Curiously Chase

Emulate What You Want To Replicate

Why (and how) you can emulate the people you admire to draw those parts out of you.

Knowing what you want your life to look like is 90% of the battle...the 90% most of us never stop to figure out.

"Let's open Chrome's dev tools and set a breakpoint." I don't know why that day still stands out to me as one of the most clear memories I have of being at Zappos, but I remember everything about the conversation that followed.

Brian was helping me debug a third party javascript I was having issues with. Watching him step through the file's execution, while also explaining to me exactly what was going on was mind blowing. At that moment I had an epiphany: I need to soak up everything I can from him.

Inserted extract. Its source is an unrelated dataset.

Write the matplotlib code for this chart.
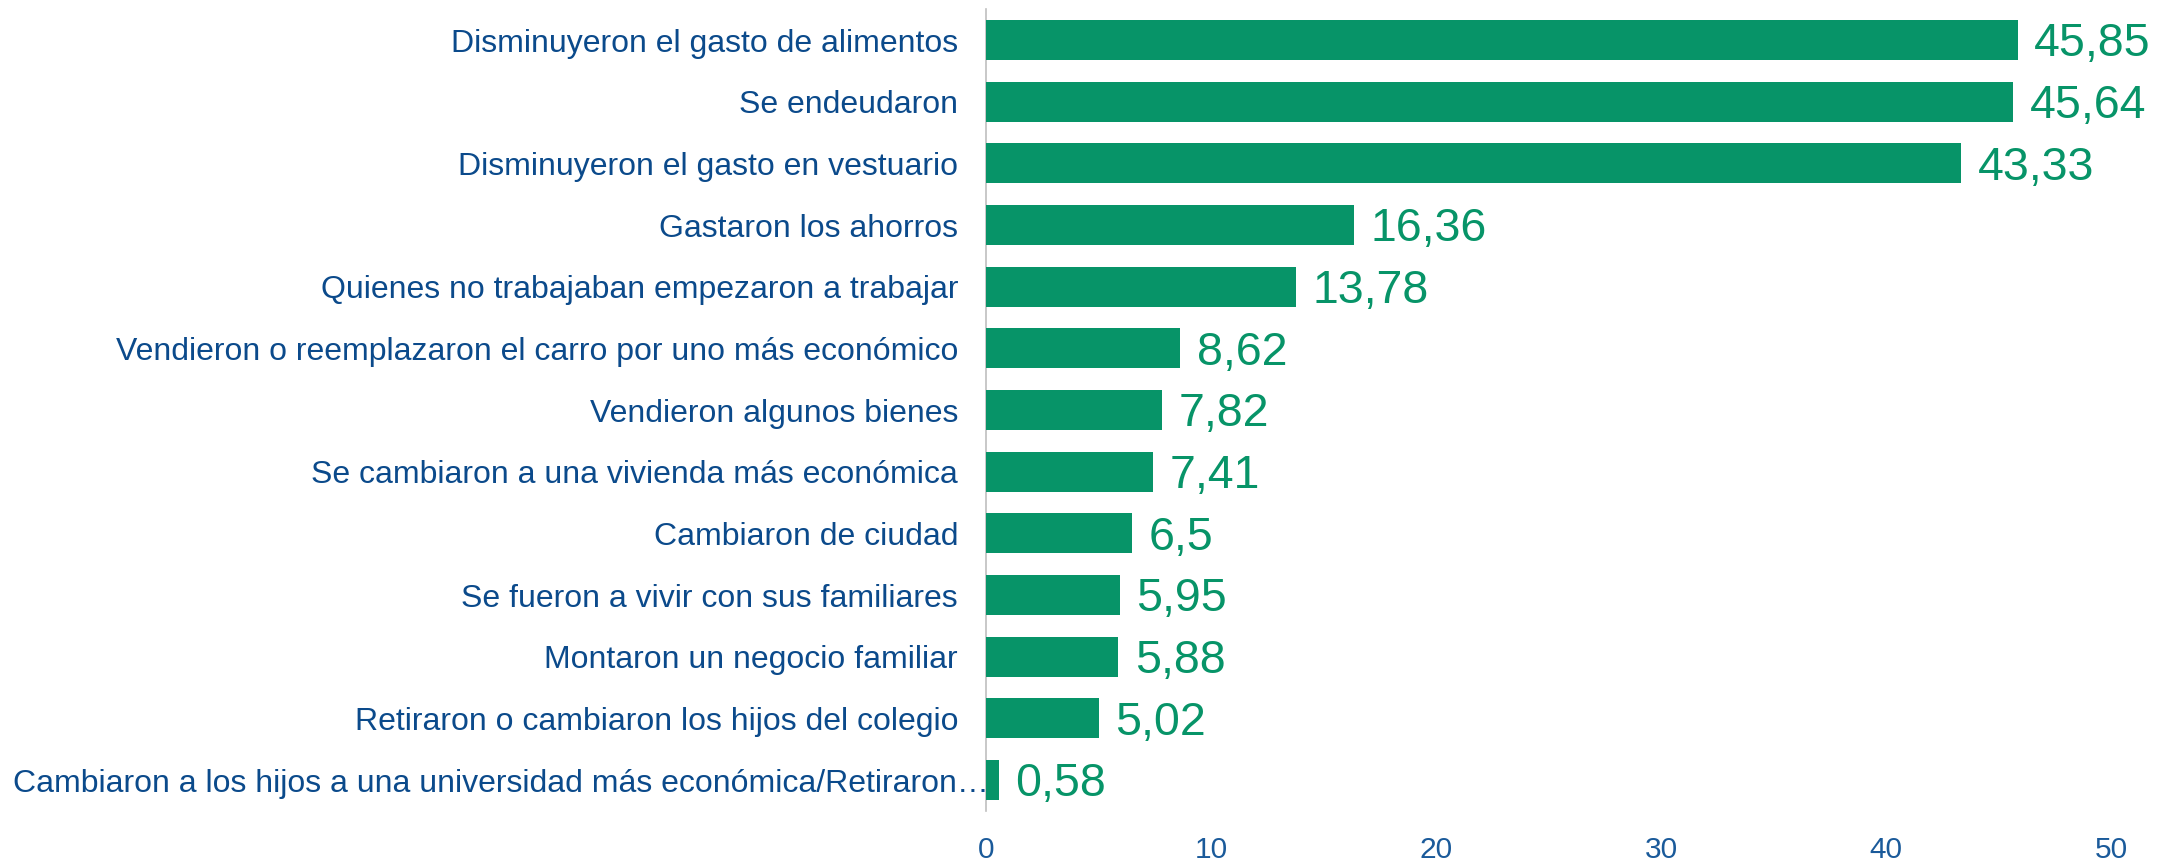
import matplotlib
matplotlib.use("Agg")
import matplotlib.pyplot as plt
import matplotlib.transforms as mtransforms

categories = [
    "Disminuyeron el gasto de alimentos",
    "Se endeudaron",
    "Disminuyeron el gasto en vestuario",
    "Gastaron los ahorros",
    "Quienes no trabajaban empezaron a trabajar",
    "Vendieron o reemplazaron el carro por uno más económico",
    "Vendieron algunos bienes",
    "Se cambiaron a una vivienda más económica",
    "Cambiaron de ciudad",
    "Se fueron a vivir con sus familiares",
    "Montaron un negocio familiar",
    "Retiraron o cambiaron los hijos del colegio",
    "Cambiaron a los hijos a una universidad más económica/Retiraron…",
]
values = [45.85, 45.64, 43.33, 16.36, 13.78, 8.62, 7.82, 7.41, 6.5, 5.95, 5.88, 5.02, 0.58]
value_labels = ["45,85", "45,64", "43,33", "16,36", "13,78", "8,62", "7,82",
                "7,41", "6,5", "5,95", "5,88", "5,02", "0,58"]
xticks = [0, 10, 20, 30, 40, 50]

GREEN = "#079468"
LABEL_BLUE = "#0B4A8B"
TICK_BLUE = "#1A5A9A"

plt.rcParams["font.family"] = ["Liberation Sans", "DejaVu Sans"]

fig = plt.figure(figsize=(21.62, 8.63), dpi=100)
ax = fig.add_axes([0.456, 0.0603, 0.9764 - 0.456, 0.929])

y = list(range(len(categories)))
ax.barh(y, values, height=0.65, color=GREEN, zorder=3)

for yi, v, lab in zip(y, values, value_labels):
    ax.annotate(lab, xy=(v, yi), xytext=(12, -3), textcoords="offset points",
                ha="left", va="center", fontsize=33.5, color=GREEN)

ax.set_ylim(len(categories) - 0.5, -0.5)
ax.set_xlim(0, 50)
ax.set_yticks(y)
ax.set_yticklabels(categories, fontsize=23, color=LABEL_BLUE)
ax.set_xticks(xticks)
ax.set_xticklabels([str(t) for t in xticks], fontsize=21.5, color=TICK_BLUE)
ax.tick_params(axis="y", length=0, pad=20)
ax.tick_params(axis="x", length=0, pad=18)

for s in ["top", "right", "bottom"]:
    ax.spines[s].set_visible(False)
ax.spines["left"].set_color("#BFBFBF")
ax.spines["left"].set_linewidth(1.2)

# last label sticks out past the others in the original
last = ax.get_yticklabels()[-1]
last.set_transform(last.get_transform() + mtransforms.ScaledTranslation(31 / 100, 0, fig.dpi_scale_trans))

fig.savefig("out.png", dpi=100)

I started writing down everything I heard him say in our weekly team gatherings, made mental notes of technologies he mentioned and later researched them, watched him interact with other developers, watched the commits he'd put up in GitHub.

I started to learn things much quicker and my abilities and skills were sharpened faster because I had found a model of what I wanted that part of my life to look like and emulated it.

This is just one example of one "realm of responsibility" of my life. In my spiritual life, I chose to model my life after men like my college professor, Dr. R, or my Young Life area director, Allen Miller. In my family life my small group leader, Bryson Davis and my dad. In my problem solving realm, teammates like Brian Egan, Nate Weinert or Mark Walker. In my creativity, my mom has been an incredible inspiration. In all of these realms, these folks have been models I've followed because they were (and still are) where I want to be.

We all have something we want to strive towards being. Some ideal person that we see in a foggy mirror that through time we hope to see clearly.

The most important thing you can do to grow in your life is to start by beginning with the end in mind, how you want to be remembered, and find the people who most closely model that end. Learn from them. Spend time with them. Watch how they handle their interactions. Be intentional about how you engage with your models. Give them back great amounts of gratitude because they are doing you a great service by figuring out the things you would have to figure out on your own.

Who do you model your life after? How do you decide who and what areas of life to work on?